___ Information supplied

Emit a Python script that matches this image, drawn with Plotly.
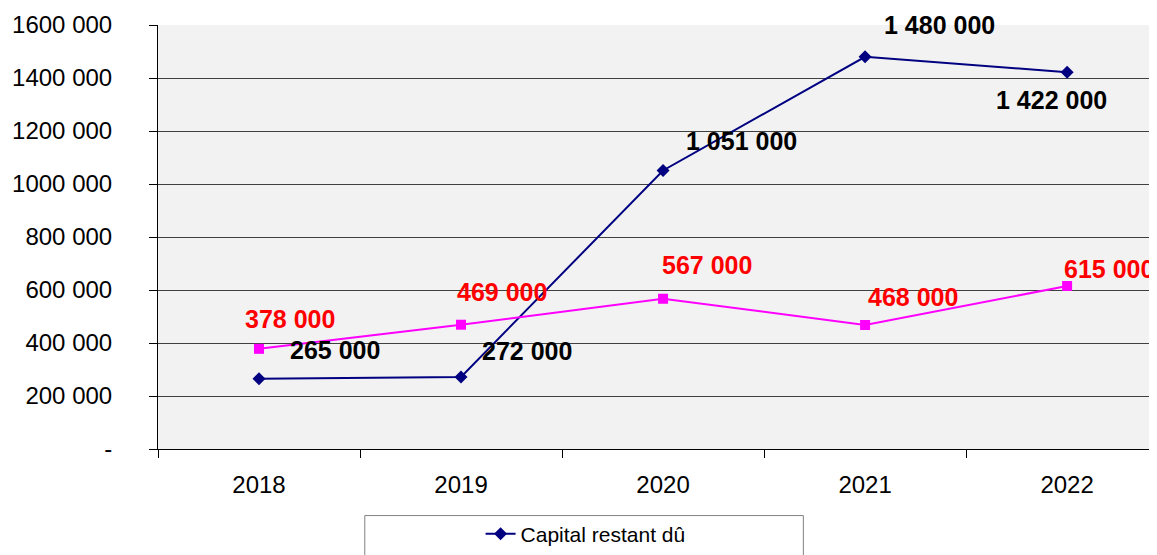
import plotly.graph_objects as go

years = ["2018", "2019", "2020", "2021", "2022"]
capital = [265000, 272000, 1051000, 1480000, 1422000]
second = [378000, 469000, 567000, 468000, 615000]
y_ticks = [0, 200000, 400000, 600000, 800000, 1000000, 1200000, 1400000, 1600000]
y_tick_text = ["-", "200 000", "400 000", "600 000", "800 000", "1000 000",
               "1200 000", "1400 000", "1600 000"]
capital_labels = ["265 000", "272 000", "1 051 000", "1 480 000", "1 422 000"]
second_labels = ["378 000", "469 000", "567 000", "468 000", "615 000"]

# label offsets (pixels) relative to each point
cap_off = [(76, 29), (66, 26), (78, 29), (74, 32), (-16, -28)]
sec_off = [(31, 30), (41, 33), (44, 34), (48, 28), (42, 17)]

FONT = "Liberation Sans, Arial, sans-serif"

fig = go.Figure()
fig.add_trace(go.Scatter(
    x=years, y=capital, mode="lines+markers", name="Capital restant dû",
    line=dict(color="#000080", width=2),
    marker=dict(symbol="diamond", size=10, color="#000080"),
))
fig.add_trace(go.Scatter(
    x=years, y=second, mode="lines+markers", name="", showlegend=False,
    line=dict(color="#ff00ff", width=2),
    marker=dict(symbol="square", size=10, color="#ff00ff"),
))

for i, (v, t, (dx, dy)) in enumerate(zip(capital, capital_labels, cap_off)):
    fig.add_annotation(x=i, y=v, xref="x", yref="y", text="<b>" + t + "</b>",
                       showarrow=False, xshift=dx, yshift=dy,
                       font=dict(family=FONT, size=25, color="black"))
for i, (v, t, (dx, dy)) in enumerate(zip(second, second_labels, sec_off)):
    fig.add_annotation(x=i, y=v, xref="x", yref="y", text="<b>" + t + "</b>",
                       showarrow=False, xshift=dx, yshift=dy,
                       font=dict(family=FONT, size=25, color="#ff0000"))

fig.update_layout(
    width=1149, height=547,
    margin=dict(l=150, r=0, t=17, b=98),
    plot_bgcolor="#f2f2f2", paper_bgcolor="white",
    font=dict(family=FONT, size=24, color="black"),
    showlegend=True,
    legend=dict(orientation="h", x=0.428, xanchor="center", y=-0.201, yanchor="middle",
                font=dict(size=21), bgcolor="rgba(0,0,0,0)", borderwidth=0),
    shapes=[dict(type="rect", xref="paper", yref="paper", x0=0.207, x1=0.646,
                 y0=-0.157, y1=-0.45, line=dict(color="#808080", width=1),
                 fillcolor="rgba(0,0,0,0)", layer="below")],
)
fig.update_xaxes(
    type="category", range=[-0.5, 4.445], tickson="boundaries",
    ticks="outside", ticklen=8, tickcolor="black", showgrid=False,
    showline=True, linecolor="black", linewidth=1, zeroline=False,
    ticklabelstandoff=14, tickfont=dict(size=24), automargin=False,
)
fig.update_yaxes(
    range=[0, 1600000], tickvals=y_ticks, ticktext=y_tick_text,
    ticks="outside", ticklen=8, tickcolor="black",
    showgrid=True, gridcolor="#404040", gridwidth=1,
    showline=True, linecolor="black", linewidth=1, zeroline=False,
    ticklabelstandoff=32, tickfont=dict(size=24), automargin=False,
)

fig.write_html("out.html")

______

(Written problem) Every line above should be repeated exactly; pictures stay out of the copy.

(Output of the task)
Emit a Python script that matches this image, drawn with Plotly.
import plotly.graph_objects as go

years = ["2018", "2019", "2020", "2021", "2022"]
capital = [265000, 272000, 1051000, 1480000, 1422000]
second = [378000, 469000, 567000, 468000, 615000]
y_ticks = [0, 200000, 400000, 600000, 800000, 1000000, 1200000, 1400000, 1600000]
y_tick_text = ["-", "200 000", "400 000", "600 000", "800 000", "1000 000",
               "1200 000", "1400 000", "1600 000"]
capital_labels = ["265 000", "272 000", "1 051 000", "1 480 000", "1 422 000"]
second_labels = ["378 000", "469 000", "567 000", "468 000", "615 000"]

# label offsets (pixels) relative to each point
cap_off = [(76, 29), (66, 26), (78, 29), (74, 32), (-16, -28)]
sec_off = [(31, 30), (41, 33), (44, 34), (48, 28), (42, 17)]

FONT = "Liberation Sans, Arial, sans-serif"

fig = go.Figure()
fig.add_trace(go.Scatter(
    x=years, y=capital, mode="lines+markers", name="Capital restant dû",
    line=dict(color="#000080", width=2),
    marker=dict(symbol="diamond", size=10, color="#000080"),
))
fig.add_trace(go.Scatter(
    x=years, y=second, mode="lines+markers", name="", showlegend=False,
    line=dict(color="#ff00ff", width=2),
    marker=dict(symbol="square", size=10, color="#ff00ff"),
))

for i, (v, t, (dx, dy)) in enumerate(zip(capital, capital_labels, cap_off)):
    fig.add_annotation(x=i, y=v, xref="x", yref="y", text="<b>" + t + "</b>",
                       showarrow=False, xshift=dx, yshift=dy,
                       font=dict(family=FONT, size=25, color="black"))
for i, (v, t, (dx, dy)) in enumerate(zip(second, second_labels, sec_off)):
    fig.add_annotation(x=i, y=v, xref="x", yref="y", text="<b>" + t + "</b>",
                       showarrow=False, xshift=dx, yshift=dy,
                       font=dict(family=FONT, size=25, color="#ff0000"))

fig.update_layout(
    width=1149, height=547,
    margin=dict(l=150, r=0, t=17, b=98),
    plot_bgcolor="#f2f2f2", paper_bgcolor="white",
    font=dict(family=FONT, size=24, color="black"),
    showlegend=True,
    legend=dict(orientation="h", x=0.428, xanchor="center", y=-0.201, yanchor="middle",
                font=dict(size=21), bgcolor="rgba(0,0,0,0)", borderwidth=0),
    shapes=[dict(type="rect", xref="paper", yref="paper", x0=0.207, x1=0.646,
                 y0=-0.157, y1=-0.45, line=dict(color="#808080", width=1),
                 fillcolor="rgba(0,0,0,0)", layer="below")],
)
fig.update_xaxes(
    type="category", range=[-0.5, 4.445], tickson="boundaries",
    ticks="outside", ticklen=8, tickcolor="black", showgrid=False,
    showline=True, linecolor="black", linewidth=1, zeroline=False,
    ticklabelstandoff=14, tickfont=dict(size=24), automargin=False,
)
fig.update_yaxes(
    range=[0, 1600000], tickvals=y_ticks, ticktext=y_tick_text,
    ticks="outside", ticklen=8, tickcolor="black",
    showgrid=True, gridcolor="#404040", gridwidth=1,
    showline=True, linecolor="black", linewidth=1, zeroline=False,
    ticklabelstandoff=32, tickfont=dict(size=24), automargin=False,
)

fig.write_html("out.html")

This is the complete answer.